During my travels of Vietnam, the Cu Chi tunnels were one location I knew I couldn’t miss.
My knowledge of the Vietnam war did not stretch much further than what I had learned watching movies such as Full Metal Jacket and Platoon. However, even with such limited education, I was still very much aware of the tunnels that the Viet Cong used with such deadly effectiveness during the conflict.
A little preliminary study (courtesy of Wikipedia and this excellent documentary told from the perspective of the Vietnamese), informed me that the tunnels were actually hand-carved during the French occupation of Vietnam in the 1940s.
The extensive network was further expanded during the war with America in the 1960s and 70s. This stretched across the entire country, amounting to several thousands of miles of interconnected tunnels.
The system proved invaluable to the success of the Vietnamese during the conflict. It enabled them to house troops, transport essential supplies, food, and weapons. They were also used to snare the Americans, booby-traps and surprise attacks could all be strategically employed using the tunnels.
The Cu Chi district northwest of Ho Chi Minh City is the only portion that remains wholly open to the public today.
They form part of the itinerary for many visitors to Ho Chi Minh City. To the dark tourist, they are an essential must-see.
What I didn’t realize before arriving in the city, however, is that there are in fact two locations where you can visit the tunnels. The popular starting point at Ben Dinh and the lesser-known area of Ben Duoc.
Ben Dinh or Ben Duoc?
So which of the two tunnel sites should you visit? Here at Dark Tourists we always want to deliver the best, most informed opinion.
Another point is that we’re generally up for a bit of adventure. In this case, we would advise going off the beaten track. The majority of the guided tours and Cu Chi tunnel visit packages will take you to Ben Dinh.
It is the site closest to Ho Chi Minh City and it is undoubtedly easier to get to. However, because of this it is often hideously packed with tourists.
In fact, there is a somewhat dark Disneyfication to the whole enterprise at Ben Dinh. There’s gift shops, a shooting range, and the tunnels have been overly sanitized (reconstructed and expanded to make them more comfortable for tourists of varying size and volume).

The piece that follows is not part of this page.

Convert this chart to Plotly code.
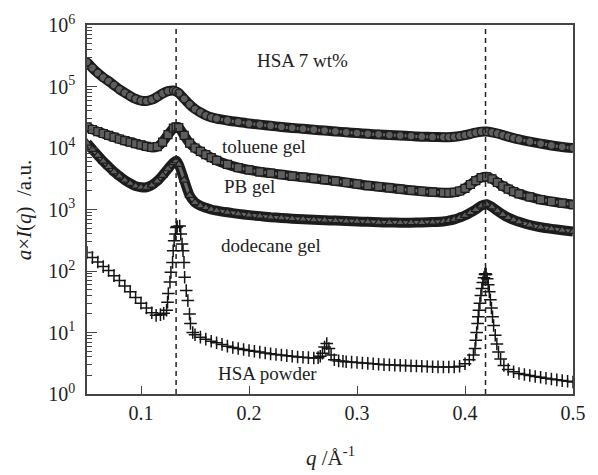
import plotly.graph_objects as go

# scattering vector grid shared by the three gel curves (1/Angstrom)
q_gel = [0.050, 0.055, 0.060, 0.065, 0.070, 0.075, 0.080, 0.085, 0.090, 0.095,
         0.100, 0.105, 0.110, 0.115, 0.120, 0.125, 0.130, 0.1325, 0.135, 0.140,
         0.145, 0.150, 0.155, 0.160, 0.165, 0.170, 0.180, 0.190, 0.200, 0.210,
         0.220, 0.230, 0.240, 0.250, 0.260, 0.270, 0.280, 0.290, 0.300, 0.310,
         0.320, 0.330, 0.340, 0.350, 0.360, 0.370, 0.380, 0.385, 0.390, 0.395,
         0.400, 0.405, 0.410, 0.415, 0.420, 0.425, 0.430, 0.435, 0.440, 0.445,
         0.450, 0.460, 0.470, 0.480, 0.490, 0.500]

toluene_gel = [2.5e5, 2.0e5, 1.65e5, 1.4e5, 1.22e5, 1.05e5, 9.0e4, 7.9e4, 7.0e4, 6.3e4,
               5.9e4, 5.8e4, 6.1e4, 6.8e4, 7.7e4, 8.4e4, 8.6e4, 8.3e4, 7.8e4, 6.3e4,
               5.1e4, 4.3e4, 3.8e4, 3.4e4, 3.15e4, 3.0e4, 2.8e4, 2.65e4, 2.5e4, 2.4e4,
               2.3e4, 2.2e4, 2.12e4, 2.05e4, 1.98e4, 1.92e4, 1.86e4, 1.8e4, 1.75e4, 1.7e4,
               1.66e4, 1.62e4, 1.59e4, 1.56e4, 1.53e4, 1.51e4, 1.5e4, 1.5e4, 1.52e4, 1.56e4,
               1.62e4, 1.7e4, 1.78e4, 1.84e4, 1.85e4, 1.8e4, 1.72e4, 1.62e4, 1.53e4, 1.45e4,
               1.38e4, 1.27e4, 1.18e4, 1.1e4, 1.04e4, 1.0e4]

pb_gel = [2.2e4, 2.0e4, 1.85e4, 1.72e4, 1.6e4, 1.5e4, 1.4e4, 1.32e4, 1.25e4, 1.18e4,
          1.12e4, 1.06e4, 1.02e4, 1.05e4, 1.25e4, 1.65e4, 2.1e4, 2.2e4, 2.15e4, 1.6e4,
          1.2e4, 1.0e4, 8.8e3, 7.8e3, 7.0e3, 6.3e3, 5.4e3, 4.8e3, 4.4e3, 4.1e3,
          3.9e3, 3.7e3, 3.5e3, 3.35e3, 3.2e3, 3.05e3, 2.9e3, 2.75e3, 2.6e3, 2.45e3,
          2.35e3, 2.25e3, 2.15e3, 2.05e3, 1.98e3, 1.92e3, 1.88e3, 1.87e3, 1.9e3, 2.0e3,
          2.2e3, 2.55e3, 2.95e3, 3.3e3, 3.4e3, 3.15e3, 2.75e3, 2.4e3, 2.15e3, 1.95e3,
          1.8e3, 1.6e3, 1.45e3, 1.35e3, 1.27e3, 1.2e3]

dodecane_gel = [1.2e4, 9.5e3, 7.6e3, 6.1e3, 5.0e3, 4.1e3, 3.5e3, 3.0e3, 2.65e3, 2.4e3,
                2.3e3, 2.3e3, 2.5e3, 2.9e3, 3.6e3, 4.6e3, 5.8e3, 6.2e3, 5.4e3, 3.0e3,
                1.7e3, 1.3e3, 1.15e3, 1.07e3, 1.0e3, 960, 900, 850, 810, 780,
                750, 730, 710, 695, 680, 670, 660, 650, 640, 630,
                620, 615, 610, 610, 615, 625, 640, 660, 690, 740,
                800, 890, 1.0e3, 1.15e3, 1.22e3, 1.1e3, 950, 830, 740, 680,
                630, 560, 515, 485, 460, 440]

# dry powder, sampled more finely through the Bragg peaks
q_powder = [0.050, 0.055, 0.060, 0.065, 0.070, 0.075, 0.080, 0.085, 0.090, 0.095,
            0.100, 0.105, 0.110, 0.114, 0.118, 0.121, 0.1237, 0.1246, 0.1253, 0.1268,
            0.1277, 0.1292, 0.1298, 0.1307, 0.1319, 0.1328, 0.1335, 0.1358, 0.1368, 0.1380,
            0.1389, 0.1398, 0.1404, 0.1419, 0.1434, 0.1449, 0.1458, 0.1479, 0.150, 0.155,
            0.160, 0.165, 0.170, 0.175, 0.180, 0.185, 0.190, 0.195, 0.200, 0.205,
            0.210, 0.215, 0.220, 0.225, 0.230, 0.235, 0.240, 0.245, 0.250, 0.255,
            0.260, 0.264, 0.266, 0.268, 0.270, 0.272, 0.274, 0.276, 0.279, 0.283,
            0.287, 0.290, 0.295, 0.300, 0.305, 0.310, 0.315, 0.320, 0.325, 0.330,
            0.335, 0.340, 0.345, 0.350, 0.355, 0.360, 0.365, 0.370, 0.375, 0.380,
            0.385, 0.390, 0.395, 0.400, 0.404, 0.4078, 0.4093, 0.4100, 0.4108, 0.4117,
            0.4123, 0.4129, 0.4138, 0.4147, 0.4156, 0.4165, 0.4175, 0.4185, 0.4190, 0.4195,
            0.4205, 0.4215, 0.4225, 0.4235, 0.4245, 0.4255, 0.4265, 0.4280, 0.4295, 0.4310,
            0.4330, 0.4360, 0.440, 0.445, 0.450, 0.455, 0.460, 0.465, 0.470, 0.475,
            0.480, 0.485, 0.490, 0.495, 0.500]

hsa_powder = [200, 165, 140, 118, 102, 84, 70, 57, 46, 37,
              30, 25, 21, 19, 19.5, 20.5, 23, 31, 43, 66,
              95, 138, 214, 310, 400, 510, 530, 540, 400, 274,
              214, 138, 79, 48, 33, 20, 14, 10, 9.2, 8.4,
              7.8, 7.2, 6.8, 6.4, 6.0, 5.7, 5.5, 5.3, 5.1, 4.95,
              4.8, 4.65, 4.5, 4.4, 4.3, 4.2, 4.1, 4.0, 3.95, 3.9,
              3.85, 3.9, 4.1, 4.6, 5.8, 6.6, 5.5, 4.3, 3.6, 3.45,
              3.4, 3.35, 3.3, 3.25, 3.2, 3.15, 3.1, 3.05, 3.0, 2.98,
              2.95, 2.92, 2.9, 2.87, 2.85, 2.82, 2.8, 2.78, 2.76, 2.75,
              2.75, 2.76, 2.82, 3.1, 3.6, 4.3, 5.5, 7.5, 10, 14,
              18, 23, 30, 40, 52, 65, 78, 88, 90, 88,
              75, 60, 46, 34, 25, 18, 13, 9, 6.5, 4.8,
              3.7, 2.9, 2.5, 2.3, 2.15, 2.07, 2.0, 1.93, 1.87, 1.8,
              1.75, 1.7, 1.65, 1.61, 1.57]

peak_positions = [0.1325, 0.419]

labels = ["toluene gel", "PB gel", "dodecane gel", "HSA powder"]
label_q = [0.173, 0.175, 0.172, 0.169]
label_logI = [4.03, 3.37, 2.41, 0.34]

y_decades = [0, 1, 2, 3, 4, 5, 6]
x_ticks = [0.1, 0.2, 0.3, 0.4, 0.5]

SERIF = "Liberation Serif, Times New Roman, serif"
INK = "#1e1e1e"

fig = go.Figure()

gel_series = [
    (toluene_gel, "circle"),
    (pb_gel, "square"),
    (dodecane_gel, "triangle-up"),
]
for values, symbol in gel_series:
    # dark smoothed band under the densely packed markers
    fig.add_trace(go.Scatter(
        x=q_gel, y=values, mode="lines",
        line=dict(color="#1c1c1c", width=10, shape="spline", smoothing=0.6),
        showlegend=False, hoverinfo="skip",
    ))
    fig.add_trace(go.Scatter(
        x=q_gel, y=values, mode="lines+markers",
        line=dict(color="#6a6a6a", width=3, shape="spline", smoothing=0.6),
        marker=dict(symbol=symbol, size=8, color="#5e5e5e",
                    line=dict(color="#1c1c1c", width=1.2)),
        showlegend=False, hoverinfo="skip",
    ))

fig.add_trace(go.Scatter(
    x=q_powder, y=hsa_powder, mode="markers",
    marker=dict(symbol="cross-thin", size=9,
                line=dict(color="#151515", width=1.5)),
    showlegend=False, hoverinfo="skip",
))

# dashed guides at the two peak positions
for qp in peak_positions:
    fig.add_shape(type="line", x0=qp, x1=qp, y0=0, y1=1,
                  xref="x", yref="paper",
                  line=dict(color="#222222", width=1.5, dash="5px,4px"))

for text, xq, ly in zip(labels, label_q, label_logI):
    fig.add_annotation(x=xq, y=ly, text=text, showarrow=False,
                       xanchor="left", yanchor="middle",
                       font=dict(family=SERIF, size=19, color=INK))

fig.add_annotation(x=0.206, y=5.42, text="HSA 7 wt%", showarrow=False,
                   xanchor="left", yanchor="middle",
                   font=dict(family=SERIF, size=19, color=INK))

# axis titles
fig.add_annotation(xref="paper", yref="paper", x=-0.13, y=0.5,
                   text="<i>a</i>×<i>I</i>(<i>q</i>)\u00a0\u00a0/a.u.",
                   textangle=-90, showarrow=False,
                   xanchor="center", yanchor="middle",
                   font=dict(family=SERIF, size=21, color=INK))
fig.add_annotation(xref="paper", yref="paper", x=0.5, y=-0.17,
                   text="<i>q</i> /Å<sup>-1</sup>", showarrow=False,
                   xanchor="center", yanchor="middle",
                   font=dict(family=SERIF, size=21, color=INK))

fig.update_xaxes(
    range=[0.05, 0.5], tickvals=x_ticks, ticktext=[f"{v:.1f}" for v in x_ticks],
    ticks="inside", ticklen=8, tickwidth=1.3, tickcolor="#444",
    showline=True, linecolor="#444", linewidth=1.6, mirror=True,
    showgrid=False, zeroline=False,
    tickfont=dict(family=SERIF, size=20, color=INK),
)
fig.update_yaxes(
    type="log", range=[0, 6],
    tickvals=[10 ** d for d in y_decades],
    ticktext=[f"10<sup>{d}</sup>" for d in y_decades],
    ticks="inside", ticklen=10, tickwidth=1.3, tickcolor="#444",
    minor=dict(ticks="inside", ticklen=5, tickwidth=1, tickcolor="#444",
               dtick="D1", showgrid=False),
    showline=True, linecolor="#444", linewidth=1.6, mirror=True,
    showgrid=False, zeroline=False, ticklabelstandoff=6,
    tickfont=dict(family=SERIF, size=20, color=INK),
)

fig.update_layout(
    width=598, height=475,
    margin=dict(l=87, r=15, t=23, b=81),
    paper_bgcolor="white", plot_bgcolor="white",
)

fig.write_html("out.html")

That’s not what I am after when I visit a dark tourist site.
The Ben Duoc site is my recommended option by far. Yes, it is further away from Ho Chi Minh City, however, there’s still a good amount of reliable ways to get there.
And once you do, there are far fewer tourists.
Essentially, a visit to the tunnels at Ben Duoc provides are much more authentic experience. The original tunnel system is better preserved here, and crawling through the narrow dark network is not for the faint-hearted (or claustrophobic).
On my visit, it was just my brother, a close friend and myself. I think we only saw three or four other tour groups that entire day.
We were allowed into certain sections without being accompanied by our guide, and it was not hard to imagine what it must have been like to be down there in times of conflict.
Visiting the tunnels
Whether you decide to visit the Ben Dinh or Ben Duoc site, there are a lot of options on how to get there.
The transport infrastructure in and around Ho Chi Minh City is good. This means it is possible (with a little research) to use public transport for just a few dollars. There are direct buses to the Ben Dinh site, however, you’ll be forced to make connections to reach Ben Duoc.
There’s also the option of using an organized tour. It is impossible to miss these. Wherever you have booked accommodation there will be flyers about the tours available. There’s a massive range covering all budgets and preferences. (See below for some of my recommended picks).
Get there by speed boat!
You can also opt to travel to the sites by boat. I cannot recommend this enough. It will mean that a visit to the tunnels is a full-day affair, however, the time you spend getting there is not wasted as you traverse the waterways out of Ho Chi Minh City and on towards Ben Duoc.
The speed-boat journey ended up being one of my highlights in Vietnam in fact.
However, I found our speedboat trip via a contact at the hotel we were staying at. Try as I might, I can not find the details of the guys we used online. However, although I haven’t used them personally, Saigon Boat Company, Saigon River Tour, and LesRives are the main operators offering Cu Chi visits by boat.
There’s also the option of using the Daily Transportation Company (Thuong Nhat Transportation company). This method is a substantially cheaper, no-frills affair that takes tourists from Bach Dang Wharf to Ben Duoc.
Guided Tours at the site
If you decide not to go for an all-inclusive package tour (transportation and guide at the site type deal) I do advise that you book a guide for when you are at the site.
We had to do this as our speedboat transport did not include a tunnel guide. Again, there’s a ton of options available and you can book one on arrival at the tunnels too.
It is important as the labeling of artifacts within the tunnels is lackluster at best, especially as we were visiting the lesser-used Ben Douc tunnels.
Our guide provided the information we needed to enrich the experience. And as with any dark tourism site, I urge you to read up on the tunnels as much as you can before you go.
It was an incredible achievement by the Vietnamese to build this system; it is difficult to see how they would have survived the war without them.